In some examples, brush 112 is positioned in contact with surface
102 via manual manipulation of handle 126. In some examples,
rotation of drum 108 relative to bracket 104 is selectively
controlled. In an example, the controller transmits commands to
drum motor 130, which rotates drum 108 relative to bracket 104
about first axis 110. In some examples, drum 108 is fully rotatable
about first axis 110 and is configured to complete one or more
360-degree rotations in a first rotational direction (e.g.,
clockwise). In some examples, drum 108 is fully rotatable about
first axis 110 and is configured to complete one or more 360-degree
rotations in the first rotational direction (e.g., clockwise) and
one or more 360-degree rotations in a second rotational direction
(e.g., counter clockwise). For example, drum 108 oscillates in full
rotation. In some examples, drum 108 is partially rotatable, less
than 360-degree, about first axis 110. In an example, drum 108
partially rotates in the first rotational direction (e.g.,
clockwise) and then partially rotates in the second rotational
direction (e.g., counter clockwise). For example, drum 108
oscillates in partial rotation.
In some examples, rotation of brush 112 relative to drum 108 about
second axis 116 is selectively controlled. In an example, the
controller transmits commands to brush motor 114, which rotates
brush 112 relative to drum 108 about second axis 116. In some
examples, brush 112 is fully rotatable about second axis 116 and is
configured to complete one or more 360-degree rotations in a first
rotational direction (e.g., clockwise), for example, brush 112
spins about second axis 116. In some examples, brush 112 is fully
rotatable about second axis 116 and is configured to complete one
or more 360-degree rotations in the first rotational direction
(e.g., clockwise) and one or more 360-degree rotations in a second
rotational direction (e.g., counter clockwise). For example, brush
112 oscillates in full rotation. In some examples, brush 112 is
partially rotatable, less than 360-degree, about second axis 116.

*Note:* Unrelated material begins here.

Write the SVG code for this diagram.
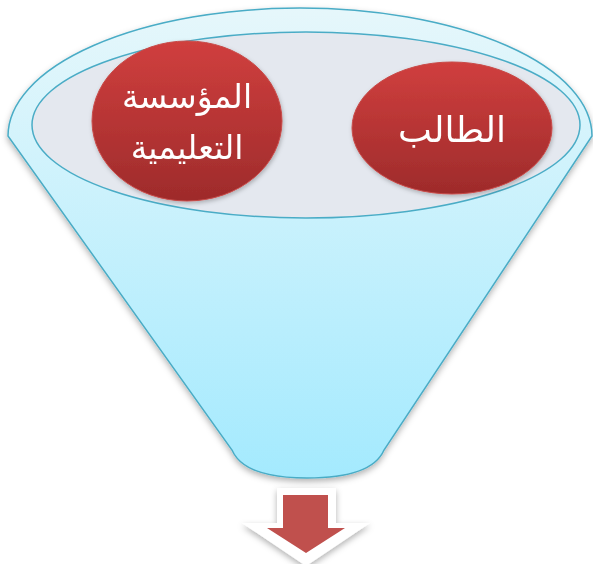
<svg xmlns="http://www.w3.org/2000/svg" width="593" height="564" viewBox="0 0 593 564">
<style>
.lbl{font-family:"DejaVu Sans","Noto Sans",sans-serif;fill:#ffffff;text-anchor:middle}
.ball{fill:url(#red);stroke:#c84a48;stroke-width:1}
</style>
<defs>
<linearGradient id="body" x1="0" y1="0" x2="0" y2="1">
<stop offset="0" stop-color="#e6f7fb"/>
<stop offset="1" stop-color="#a4eafe"/>
</linearGradient>
<linearGradient id="red" x1="0" y1="0" x2="0" y2="1">
<stop offset="0" stop-color="#d03f3e"/>
<stop offset="1" stop-color="#9e2b2b"/>
</linearGradient>
<filter id="sh" x="-20%" y="-20%" width="140%" height="140%">
<feDropShadow dx="0" dy="3" stdDeviation="3" flood-color="#000" flood-opacity="0.3"/>
</filter>
<filter id="sh2" x="-20%" y="-20%" width="140%" height="140%">
<feDropShadow dx="1" dy="2" stdDeviation="2" flood-color="#000" flood-opacity="0.25"/>
</filter>
</defs>
<g id="funnel">
<path d="M8,136 A292,128 0 0 1 592,136 L384,450 Q372,478 307,478 Q244,478 232,450 Z" fill="url(#body)" stroke="#4aacc6" stroke-width="1.5" filter="url(#sh)"/>
<ellipse cx="306" cy="125" rx="274" ry="93" fill="#e4e8ef" stroke="#4aacc6" stroke-width="1.5"/>
</g>
<g id="node-institution" filter="url(#sh2)">
<ellipse class="ball" cx="187" cy="121" rx="95" ry="80"/>
<text class="lbl" x="187" y="108" font-size="33">المؤسسة</text>
<text class="lbl" x="187" y="159" font-size="33">التعليمية</text>
</g>
<g id="node-student" filter="url(#sh2)">
<ellipse class="ball" cx="452" cy="128" rx="100" ry="66"/>
<text class="lbl" x="452" y="142" font-size="36">الطالب</text>
</g>
<g id="connectors">
<polygon points="277,488 336,488 336,523 370,523 306,566 242,523 277,523" fill="#ffffff" filter="url(#sh)"/>
<polygon points="283,495 328,495 328,528 345,528 306,553 267,528 283,528" fill="#c0504d"/>
</g>
</svg>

In an example, brush 112 partially rotates in the first rotational
direction (e.g., clockwise) and then partially rotates in the
second rotational direction (e.g., counter clockwise). For example,
brush 112 oscillates in partial rotation.
Referring generally to FIGS. 1A, 1B, 1C, 1D, 9, and 15-17 and
particularly to, e.g., FIG. 19, method 1000 further comprises
(block 1008) positioning second brush 144 in contact with surface
102, (block 1010) rotating second brush 144 relative to drum 108
about fourth axis 150, and (block 1012) rotating drum 108 relative
to bracket 104 about first axis 110 such that second brush 144
orbitally revolves about first axis 110. According to method 1000,
fourth axis 150 is parallel to first axis 110. The preceding
subject matter of this paragraph characterizes example 53 of the
present disclosure, wherein example 53 also includes the subject
matter according to example 52, above.
With second brush 144 positioned in contact with surface 102,
rotation of second brush 144 relative to drum 108 provides the
third cleaning action to surface 102 (e.g., spinning second brush
144 about fourth axis 150 on surface 102). With second brush 144
positioned in contact with surface 102, rotation of drum 108
relative to bracket 104 about first axis 110 orbitally revolves
second brush 144 about first axis 110 relative to surface 102 along
the second cleaning path relative to surface 102 and provides the
fourth cleaning action to surface 102 (e.g., orbitally revolving
second brush 144 about first axis 110 on surface 102). The
configuration of drum 108, second brush motor 138 and second brush
144 beneficially reduces the overall size of apparatus 100 and
enables apparatus 100 to clean surface 102 of a structure or other
article, for example, located within a confined space.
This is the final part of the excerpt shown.